I nod. How did I let him wear that torn Clash T-shirt, and why hasn’t he cut his hair?
“When Sam does talk, he often makes good comments, but then he disparages his comments, which sets a tone for the class and sabotages any good points he made earlier.”
“But the girls already know everything,” he says. “They know all the answers, so it’s not even worth it to talk.”
I look at Mrs. Curtis and want to remind her about the bridge and Liam and to tell her that Sam has come pretty far and that he’s better than this. Better than Mrs. Curtis thinks.
But there is no chance to talk, really, because Mrs. Curtis speaks qui
ckly.
“You’re a leader of the class, Sam. You can figure out how to handle five girls. The others follow your cue.”
Here she turns and speaks directly to me. “He talks over me and under me, Mrs.

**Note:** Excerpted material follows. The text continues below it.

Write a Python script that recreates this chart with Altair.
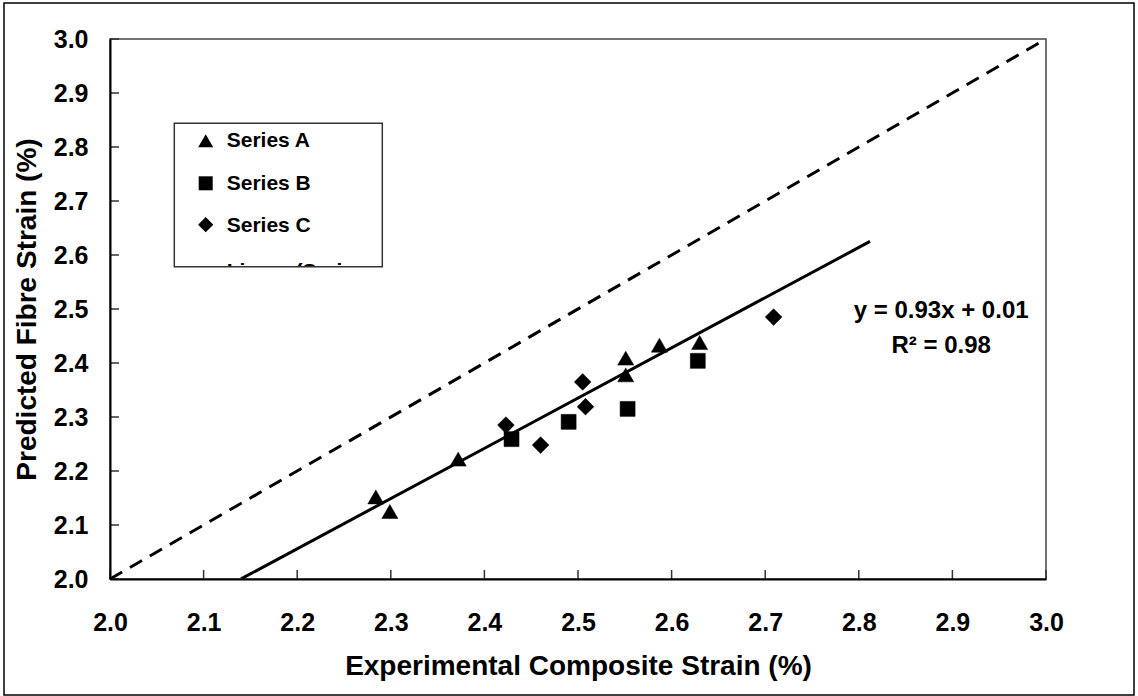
import altair as alt
import pandas as pd

# ---- data ----
series_names = ["Series A", "Series B", "Series C"]
series_shapes = ["triangle-up", "square", "diamond"]
series_sizes = [260, 225, 280]

a_x = [2.284, 2.299, 2.372, 2.551, 2.551, 2.587, 2.630]
a_y = [2.152, 2.125, 2.222, 2.409, 2.378, 2.433, 2.438]
b_x = [2.429, 2.490, 2.553, 2.628]
b_y = [2.259, 2.291, 2.315, 2.404]
c_x = [2.423, 2.460, 2.505, 2.508, 2.709]
c_y = [2.285, 2.248, 2.365, 2.319, 2.485]

fit_slope = 0.93
fit_intercept = 0.01
fit_x = [2.14, 2.812]
ident_x = [2.0, 3.0]

ticks = [2.0, 2.1, 2.2, 2.3, 2.4, 2.5, 2.6, 2.7, 2.8, 2.9, 3.0]

eq_text = ["y = 0.93x + 0.01", "R² = 0.98"]
eq_x = [2.888, 2.888]
eq_y = [2.483, 2.419]

x_title = "Experimental Composite Strain (%)"
y_title = "Predicted Fibre Strain (%)"

FONT = "Liberation Sans"
W, H = 936, 540

xs = alt.Scale(domain=[2.0, 3.0], nice=False, zero=False)
ys = alt.Scale(domain=[2.0, 3.0], nice=False, zero=False)

x_axis = alt.Axis(
    title=x_title, values=ticks, format=".1f", grid=False, ticks=False, tickSize=0,
    labelPadding=31, labelFontSize=25, labelFont=FONT, labelFontWeight="bold",
    labelColor="black", domainColor="black", domainWidth=2, zindex=1,
    titleFontSize=28, titleFont=FONT, titleFontWeight="bold", titleColor="black",
    titleBaseline="alphabetic", titleY=95, titleX=W / 2, titleAlign="center",
    labelFlush=False)
y_axis = alt.Axis(
    title=y_title, values=ticks, format=".1f", grid=False, ticks=False, tickSize=0,
    labelPadding=22, labelFontSize=25, labelFont=FONT, labelFontWeight="bold",
    labelColor="black", domainColor="black", domainWidth=2, zindex=1,
    titleFontSize=28, titleFont=FONT, titleFontWeight="bold", titleColor="black",
    titleAngle=270, titleBaseline="alphabetic", titleX=-75, titleY=H / 2,
    titleAlign="center", labelFlush=False)


def X(field):
    return alt.X(field, scale=xs, axis=x_axis)


def Y(field):
    return alt.Y(field, scale=ys, axis=y_axis)


# ---- border of the whole chart ----
outer = alt.Chart(pd.DataFrame({"a": [0]})).mark_rect(
    fill="white", fillOpacity=0, stroke="black", strokeWidth=1.5
).encode(x=alt.value(-106), x2=alt.value(1024), y=alt.value(-36), y2=alt.value(656))

ident_df = pd.DataFrame({"x": ident_x, "y": ident_x})
ident = alt.Chart(ident_df).mark_line(
    color="black", strokeWidth=3, strokeDash=[14, 9]
).encode(x=X("x:Q"), y=Y("y:Q"))

fit_df = pd.DataFrame({"x": fit_x, "y": [fit_slope * v + fit_intercept for v in fit_x]})
fit = alt.Chart(fit_df).mark_line(color="black", strokeWidth=3).encode(
    x=X("x:Q"), y=Y("y:Q")
)

tick_df = pd.DataFrame({"x": ticks, "y": ticks})
xticks = alt.Chart(tick_df).mark_rule(color="#333", strokeWidth=1.5).encode(
    x=X("x:Q"), y=alt.value(H), y2=alt.value(H - 9)
)
yticks = alt.Chart(tick_df).mark_rule(color="#333", strokeWidth=1.5).encode(
    y=Y("y:Q"), x=alt.value(0), x2=alt.value(9)
)

layers = [outer, ident, fit, xticks, yticks]

for name, shp, sz, xv, yv in zip(series_names, series_shapes, series_sizes,
                                 [a_x, b_x, c_x], [a_y, b_y, c_y]):
    df = pd.DataFrame({"x": xv, "y": yv, "series": name})
    layers.append(
        alt.Chart(df).mark_point(shape=shp, size=sz, filled=True, fill="black",
                                 stroke="black", strokeWidth=0.5, opacity=1).encode(
            x=X("x:Q"), y=Y("y:Q")
        )
    )

eq_df = pd.DataFrame({"x": eq_x, "y": eq_y, "t": eq_text})
layers.append(
    alt.Chart(eq_df).mark_text(font=FONT, fontSize=24, fontWeight="bold", color="black",
                               align="center", baseline="alphabetic").encode(
        x=X("x:Q"), y=Y("y:Q"), text="t:N"
    )
)

# ---- legend box (drawn manually, last entry clipped as in the reference) ----
one = pd.DataFrame({"a": [0]})
LX0, LX1, LY0, LY1 = 64.3, 272.3, 84.3, 227.7
layers.append(alt.Chart(one).mark_rect(fill="white").encode(
    x=alt.value(LX0), x2=alt.value(LX1), y=alt.value(LY0), y2=alt.value(LY1)))
row_sym_y = [101.8, 144.3, 185.7]
row_txt_y = [108.3, 150.6, 192.9]
leg_sizes = [225, 196, 230]
for name, shp, sz, sy, ty in zip(series_names, series_shapes, leg_sizes, row_sym_y, row_txt_y):
    layers.append(alt.Chart(one).mark_point(shape=shp, size=sz, filled=True, fill="black",
                                            opacity=1).encode(
        x=alt.value(95.7), y=alt.value(sy)))
    layers.append(alt.Chart(one).mark_text(font=FONT, fontSize=21, fontWeight="bold",
                                           color="black", align="left",
                                           baseline="alphabetic").encode(
        x=alt.value(116.7), y=alt.value(ty), text=alt.value(name)))
layers.append(alt.Chart(one).mark_text(font=FONT, fontSize=21, fontWeight="bold",
                                       color="black", align="left",
                                       baseline="alphabetic").encode(
    x=alt.value(116.7), y=alt.value(238.7), text=alt.value("Linear (Series")))
layers.append(alt.Chart(one).mark_rect(fill="white").encode(
    x=alt.value(LX0 - 2), x2=alt.value(LX1 + 2), y=alt.value(LY1), y2=alt.value(LY1 + 20)))
layers.append(alt.Chart(one).mark_rect(fill="white", fillOpacity=0, stroke="#333",
                                       strokeWidth=1.5).encode(
    x=alt.value(LX0), x2=alt.value(LX1), y=alt.value(LY0), y2=alt.value(LY1)))

chart = alt.layer(*layers).properties(
    width=W, height=H,
    autosize=alt.AutoSizeParams(type="none"),
    padding={"left": 110, "top": 39, "right": 92, "bottom": 117},
    background="white",
).configure_view(stroke="#444", strokeWidth=1.5)

chart.save("out.html", embed_options={"renderer": "svg", "actions": False})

Archer. I can’t seem to get him to quiet down.” Then she stares at Sam for a moment through her reading glasses, which are attached to a long brass chain that hangs around her neck. “I really thought he’d be my leader.” She shakes her head.

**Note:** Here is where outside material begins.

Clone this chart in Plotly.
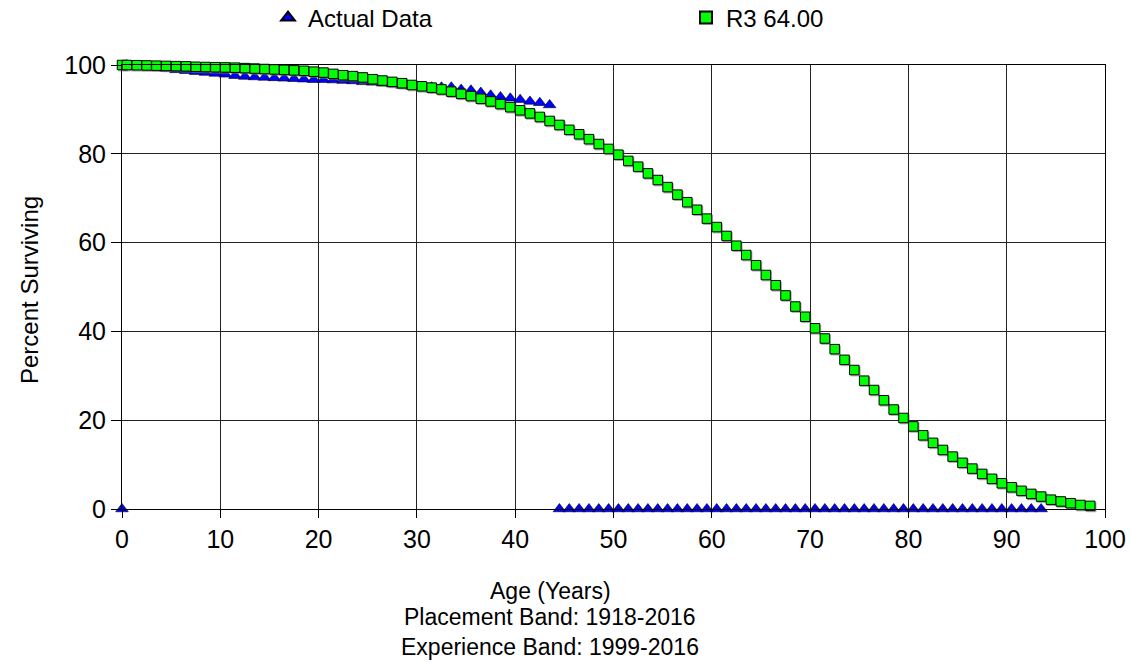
import plotly.graph_objects as go

# ---------------- data ----------------
actual_ages = [0, 0.5, 1.5, 2.5, 3.5, 4.5, 5.5, 6.5, 7.5, 8.5, 9.5, 10.5, 11.5, 12.5, 13.5, 14.5,
               15.5, 16.5, 17.5, 18.5, 19.5, 20.5, 21.5, 22.5, 23.5, 24.5, 25.5, 26.5, 27.5, 28.5,
               29.5, 30.5, 31.5, 32.5, 33.5, 34.5, 35.5, 36.5, 37.5, 38.5, 39.5, 40.5, 41.5, 42.5,
               43.5, 44.5, 45.5, 46.5, 47.5, 48.5, 49.5, 50.5, 51.5, 52.5, 53.5, 54.5, 55.5, 56.5,
               57.5, 58.5, 59.5, 60.5, 61.5, 62.5, 63.5, 64.5, 65.5, 66.5, 67.5, 68.5, 69.5, 70.5,
               71.5, 72.5, 73.5, 74.5, 75.5, 76.5, 77.5, 78.5, 79.5, 80.5, 81.5, 82.5, 83.5, 84.5,
               85.5, 86.5, 87.5, 88.5, 89.5, 90.5, 91.5, 92.5, 93.5]
actual_pct = [0, 100.0, 99.9, 99.7, 99.5, 99.2, 98.9, 98.7, 98.5, 98.3, 98.1, 97.9, 97.6, 97.4,
              97.3, 97.2, 97.1, 97.0, 96.9, 96.8, 96.7, 96.7, 96.6, 96.5, 96.4, 96.2, 96.1, 95.9,
              95.7, 95.4, 95.2, 95.1, 95.0, 95.0, 95.0, 94.5, 94.3, 93.8, 93.2, 92.8, 92.5, 92.2,
              91.8, 91.5, 91.0,
              0, 0, 0, 0, 0, 0, 0, 0, 0, 0, 0, 0, 0, 0, 0, 0, 0, 0, 0, 0, 0, 0, 0, 0, 0,
              0, 0, 0, 0, 0, 0, 0, 0, 0, 0, 0, 0, 0, 0, 0, 0, 0, 0, 0, 0, 0, 0, 0, 0, 0]

curve_ages = [0, 0.5, 1.5, 2.5, 3.5, 4.5, 5.5, 6.5, 7.5, 8.5, 9.5, 10.5, 11.5, 12.5, 13.5, 14.5,
              15.5, 16.5, 17.5, 18.5, 19.5, 20.5, 21.5, 22.5, 23.5, 24.5, 25.5, 26.5, 27.5, 28.5,
              29.5, 30.5, 31.5, 32.5, 33.5, 34.5, 35.5, 36.5, 37.5, 38.5, 39.5, 40.5, 41.5, 42.5,
              43.5, 44.5, 45.5, 46.5, 47.5, 48.5, 49.5, 50.5, 51.5, 52.5, 53.5, 54.5, 55.5, 56.5,
              57.5, 58.5, 59.5, 60.5, 61.5, 62.5, 63.5, 64.5, 65.5, 66.5, 67.5, 68.5, 69.5, 70.5,
              71.5, 72.5, 73.5, 74.5, 75.5, 76.5, 77.5, 78.5, 79.5, 80.5, 81.5, 82.5, 83.5, 84.5,
              85.5, 86.5, 87.5, 88.5, 89.5, 90.5, 91.5, 92.5, 93.5, 94.5, 95.5, 96.5, 97.5, 98.5]
curve_pct = [100.0, 100.0, 99.95, 99.9, 99.85, 99.8, 99.75, 99.7, 99.6, 99.55, 99.5, 99.45, 99.4,
             99.3, 99.2, 99.1, 99.0, 98.9, 98.8, 98.7, 98.5, 98.3, 98.0, 97.7, 97.5, 97.2, 96.8,
             96.5, 96.2, 95.9, 95.5, 95.2, 94.9, 94.5, 94.0, 93.5, 93.0, 92.4, 91.8, 91.2, 90.5,
             89.8, 89.1, 88.3, 87.4, 86.5, 85.4, 84.4, 83.3, 82.2, 81.1, 79.8, 78.4, 77.1, 75.6,
             74.1, 72.5, 70.8, 69.1, 67.4, 65.4, 63.5, 61.5, 59.3, 57.2, 54.9, 52.7, 50.4, 48.1,
             45.6, 43.3, 40.7, 38.4, 36.0, 33.6, 31.3, 28.9, 26.8, 24.5, 22.4, 20.5, 18.6, 16.6,
             14.9, 13.3, 11.8, 10.4, 9.1, 7.9, 6.8, 5.8, 4.9, 4.1, 3.4, 2.8, 2.1, 1.7, 1.3, 0.9, 0.7]

x_ticks = [0, 10, 20, 30, 40, 50, 60, 70, 80, 90, 100]
y_ticks = [0, 20, 40, 60, 80, 100]
series_names = ["Actual Data", "R3 64.00"]
x_title_lines = ["Age (Years)", "Placement Band: 1918-2016", "Experience Band: 1999-2016"]
y_title = "Percent Surviving"

FONT = "Liberation Sans, Arial, sans-serif"

fig = go.Figure()

fig.add_trace(go.Scatter(
    x=actual_ages, y=actual_pct, mode="markers", name=series_names[0],
    marker=dict(symbol="triangle-up", size=11, color="#0000FF",
                line=dict(color="#000000", width=0.6)),
    cliponaxis=False,
))

# subtle drop shadow under the squares
fig.add_trace(go.Scatter(
    x=[a + 0.12 for a in curve_ages], y=[v - 0.3 for v in curve_pct], mode="markers",
    showlegend=False, hoverinfo="skip",
    marker=dict(symbol="square", size=10, color="rgba(110,110,110,0.6)", line=dict(width=0)),
    cliponaxis=False,
))

fig.add_trace(go.Scatter(
    x=curve_ages, y=curve_pct, mode="markers", name=series_names[1],
    marker=dict(symbol="square", size=9.5, color="#00FF00",
                line=dict(color="#000000", width=1)),
    cliponaxis=False,
))

L, R, T, B = 122, 25, 65, 160
W = 1130 - L - R
H = 669 - T - B

fig.update_layout(
    width=1130, height=669,
    margin=dict(l=L, r=R, t=T, b=B, autoexpand=False),
    paper_bgcolor="white", plot_bgcolor="white",
    font=dict(family=FONT, size=23, color="#000000"),
    showlegend=True,
    legend=dict(orientation="h", x=(268 - L) / W, xanchor="left", y=(509 - 18) / H, yanchor="middle",
                font=dict(size=24), entrywidth=373, entrywidthmode="pixels",
                bgcolor="rgba(0,0,0,0)", itemsizing="constant"),
    xaxis=dict(range=[0, 100], tickvals=x_ticks, showgrid=True, gridcolor="#222222", gridwidth=1,
               zeroline=False, showline=True, linecolor="#000000", linewidth=1, mirror=True,
               ticks="outside", ticklen=8, tickcolor="#000000", tickfont=dict(size=25)),
    yaxis=dict(range=[0, 100], tickvals=y_ticks, showgrid=True, gridcolor="#222222", gridwidth=1,
               zeroline=False, showline=True, linecolor="#000000", linewidth=1, mirror=True,
               ticks="outside", ticklen=10, tickcolor="#000000", tickfont=dict(size=25)),
)

# y-axis title
fig.add_annotation(text=y_title, xref="paper", yref="paper",
                   x=(29 - L) / W, y=(509 - 290) / H, textangle=-90,
                   xanchor="center", yanchor="middle", showarrow=False,
                   font=dict(size=24, family=FONT))

# x-axis title lines
for line_text, ypx in zip(x_title_lines, [591, 617, 647]):
    fig.add_annotation(text=line_text, xref="paper", yref="paper",
                       x=(550 - L) / W, y=(509 - ypx) / H,
                       xanchor="center", yanchor="middle", showarrow=False,
                       font=dict(size=23, family=FONT))

fig.write_html("out.html")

I find this the saddest part, because Mrs. Curtis uses the past tense. As if we’ve already lost Sam to the band in Burlington, Vermont.
I want to tell him that each time he skips school, he lies to me.
Mrs. Curtis says that she’d like to see a better system in our family for getting Sam to school. She’s relying on Kit and me to make this work.
“We’ve got some things going on at home,” I try to tell her.
She stands and nods the kind of nod that implies the Archers always have things going on at home. Then she thanks us for coming in.
When we’re out in the hall of lockers, Sam says, “What’s truancy, Mom?”
I can’t breathe very well. I want to yell things at him and go on a little rant. But whenever I try yelling at him he looks amused, which masks the genuine hurt I think he feels that anyone would ever dare yell at him in the first place. So then I’m up against willful ignorance and righteous indignation.
I don’t answer except to say he’s walking home after school. I’m not coming to get him.
“That’s impossible, Mom. We live on an island, remember?”
“Well, you will have to figure that out, then.”
I HAVE AN APPOINTMENT with Katherine at Hair Creations in the little strip mall across town. On the way over there I call Nettie, the school social worker, and leave a message telling her that we have another problem with Sam. Nettie hasn’t seen Sam in over a year, but I know she’ll understand.
Then I sit in Katherine’s black vinyl chair, and she tells me that she can’t take the Maine winters any longer and is moving to Orlando.